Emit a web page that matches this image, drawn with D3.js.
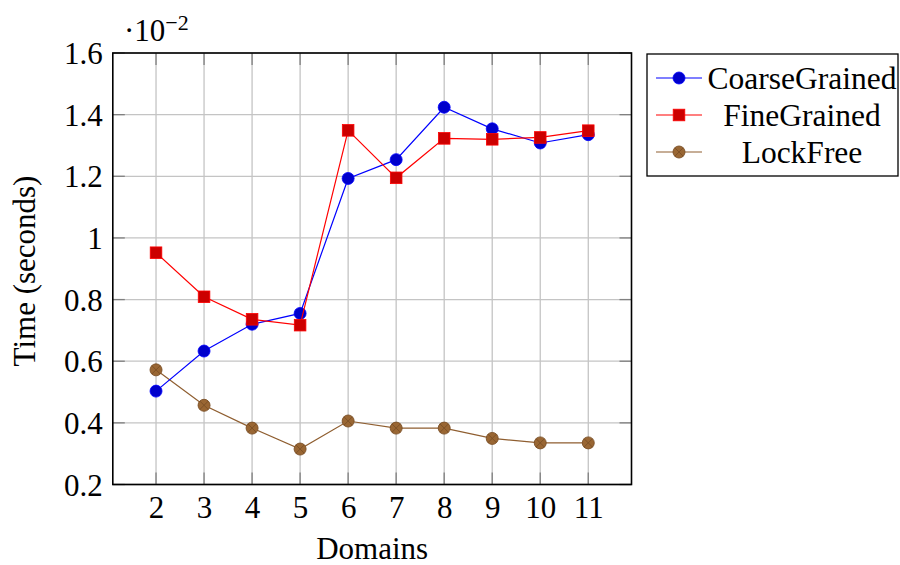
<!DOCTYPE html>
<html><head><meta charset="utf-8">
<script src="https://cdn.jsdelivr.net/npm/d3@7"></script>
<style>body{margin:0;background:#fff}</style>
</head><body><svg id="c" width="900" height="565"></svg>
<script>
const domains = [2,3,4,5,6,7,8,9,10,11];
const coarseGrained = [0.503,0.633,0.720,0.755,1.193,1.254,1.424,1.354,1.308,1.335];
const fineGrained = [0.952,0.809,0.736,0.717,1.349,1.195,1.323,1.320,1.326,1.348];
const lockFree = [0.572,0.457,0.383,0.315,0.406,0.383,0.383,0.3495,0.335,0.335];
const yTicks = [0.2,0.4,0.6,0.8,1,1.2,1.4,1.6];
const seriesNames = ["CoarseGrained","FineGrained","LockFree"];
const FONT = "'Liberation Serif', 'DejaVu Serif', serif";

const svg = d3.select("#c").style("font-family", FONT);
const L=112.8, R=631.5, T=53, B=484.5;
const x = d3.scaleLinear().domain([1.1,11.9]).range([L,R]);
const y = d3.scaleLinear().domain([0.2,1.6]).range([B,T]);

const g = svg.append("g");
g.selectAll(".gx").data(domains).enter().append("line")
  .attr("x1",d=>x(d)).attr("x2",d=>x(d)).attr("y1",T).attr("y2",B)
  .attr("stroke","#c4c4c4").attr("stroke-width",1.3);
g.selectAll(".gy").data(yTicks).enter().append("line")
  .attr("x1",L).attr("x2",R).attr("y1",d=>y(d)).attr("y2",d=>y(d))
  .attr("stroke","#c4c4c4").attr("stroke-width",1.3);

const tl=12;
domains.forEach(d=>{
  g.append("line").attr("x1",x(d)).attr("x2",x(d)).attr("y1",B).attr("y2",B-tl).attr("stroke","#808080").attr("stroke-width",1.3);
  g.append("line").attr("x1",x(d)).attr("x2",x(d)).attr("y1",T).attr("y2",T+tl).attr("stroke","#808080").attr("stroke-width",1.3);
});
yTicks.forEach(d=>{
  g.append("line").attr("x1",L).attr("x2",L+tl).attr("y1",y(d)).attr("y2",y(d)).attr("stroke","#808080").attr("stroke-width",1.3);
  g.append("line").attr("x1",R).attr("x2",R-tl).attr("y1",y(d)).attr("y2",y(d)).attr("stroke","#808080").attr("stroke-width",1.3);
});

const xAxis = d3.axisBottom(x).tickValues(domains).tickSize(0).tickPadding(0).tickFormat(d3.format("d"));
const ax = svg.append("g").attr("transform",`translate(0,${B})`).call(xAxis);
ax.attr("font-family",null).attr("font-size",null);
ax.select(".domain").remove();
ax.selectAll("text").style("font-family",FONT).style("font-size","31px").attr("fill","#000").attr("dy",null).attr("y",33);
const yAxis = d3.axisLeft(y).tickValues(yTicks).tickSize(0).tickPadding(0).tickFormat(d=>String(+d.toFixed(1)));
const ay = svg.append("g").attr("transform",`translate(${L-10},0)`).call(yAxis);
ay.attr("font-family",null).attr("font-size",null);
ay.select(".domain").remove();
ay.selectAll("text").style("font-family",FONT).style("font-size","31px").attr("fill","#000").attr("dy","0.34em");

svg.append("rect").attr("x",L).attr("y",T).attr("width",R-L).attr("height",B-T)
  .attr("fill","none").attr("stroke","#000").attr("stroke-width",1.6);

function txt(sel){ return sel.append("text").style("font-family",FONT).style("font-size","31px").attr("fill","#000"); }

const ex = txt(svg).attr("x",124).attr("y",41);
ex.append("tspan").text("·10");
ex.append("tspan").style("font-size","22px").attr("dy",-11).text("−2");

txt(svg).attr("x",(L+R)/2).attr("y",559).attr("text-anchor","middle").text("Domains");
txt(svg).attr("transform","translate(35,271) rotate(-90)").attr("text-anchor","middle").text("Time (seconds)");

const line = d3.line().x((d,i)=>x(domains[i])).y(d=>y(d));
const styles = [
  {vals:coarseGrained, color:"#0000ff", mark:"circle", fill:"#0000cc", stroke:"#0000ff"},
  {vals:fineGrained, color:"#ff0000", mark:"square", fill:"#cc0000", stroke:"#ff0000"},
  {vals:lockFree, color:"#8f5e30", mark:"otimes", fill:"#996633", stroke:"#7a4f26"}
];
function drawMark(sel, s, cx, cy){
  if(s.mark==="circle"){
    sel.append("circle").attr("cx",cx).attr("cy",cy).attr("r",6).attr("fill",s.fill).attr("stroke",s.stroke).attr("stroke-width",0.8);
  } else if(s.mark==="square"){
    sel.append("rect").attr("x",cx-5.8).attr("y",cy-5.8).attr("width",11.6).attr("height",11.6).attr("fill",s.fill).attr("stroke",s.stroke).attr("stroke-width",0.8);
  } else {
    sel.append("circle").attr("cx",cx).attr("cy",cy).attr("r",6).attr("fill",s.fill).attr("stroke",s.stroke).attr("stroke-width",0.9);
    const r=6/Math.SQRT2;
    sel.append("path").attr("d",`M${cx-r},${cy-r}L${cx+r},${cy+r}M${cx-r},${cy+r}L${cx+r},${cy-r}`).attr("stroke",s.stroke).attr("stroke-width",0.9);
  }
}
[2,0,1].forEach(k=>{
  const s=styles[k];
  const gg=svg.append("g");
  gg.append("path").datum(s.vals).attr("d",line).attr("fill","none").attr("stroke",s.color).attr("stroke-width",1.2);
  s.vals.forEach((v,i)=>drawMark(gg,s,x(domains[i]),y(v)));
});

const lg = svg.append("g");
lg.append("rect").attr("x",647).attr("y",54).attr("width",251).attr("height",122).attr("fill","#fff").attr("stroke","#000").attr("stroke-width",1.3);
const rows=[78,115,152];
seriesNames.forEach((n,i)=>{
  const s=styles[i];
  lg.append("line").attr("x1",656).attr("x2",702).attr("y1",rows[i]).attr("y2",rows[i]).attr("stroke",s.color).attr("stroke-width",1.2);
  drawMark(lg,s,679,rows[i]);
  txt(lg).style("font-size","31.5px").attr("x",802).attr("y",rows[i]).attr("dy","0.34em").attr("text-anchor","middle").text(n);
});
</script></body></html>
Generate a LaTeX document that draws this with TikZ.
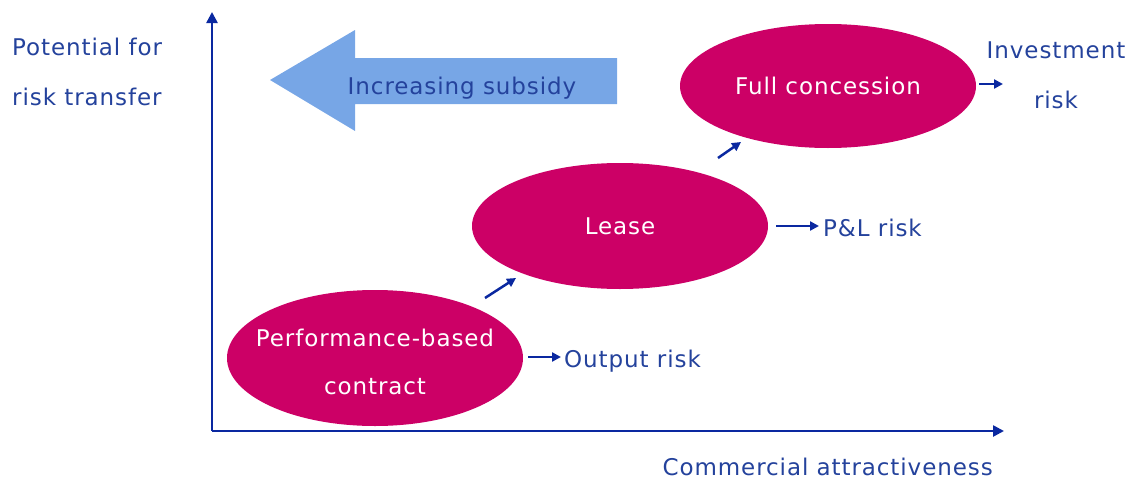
########################################
*EXERCISE REQUIREMENTS*
Look through the entries above and list every line containing "this".

*EXPECTED ANSWER*
Emit a web page that matches this image, drawn with D3.js.
Generate a LaTeX document that draws this with TikZ.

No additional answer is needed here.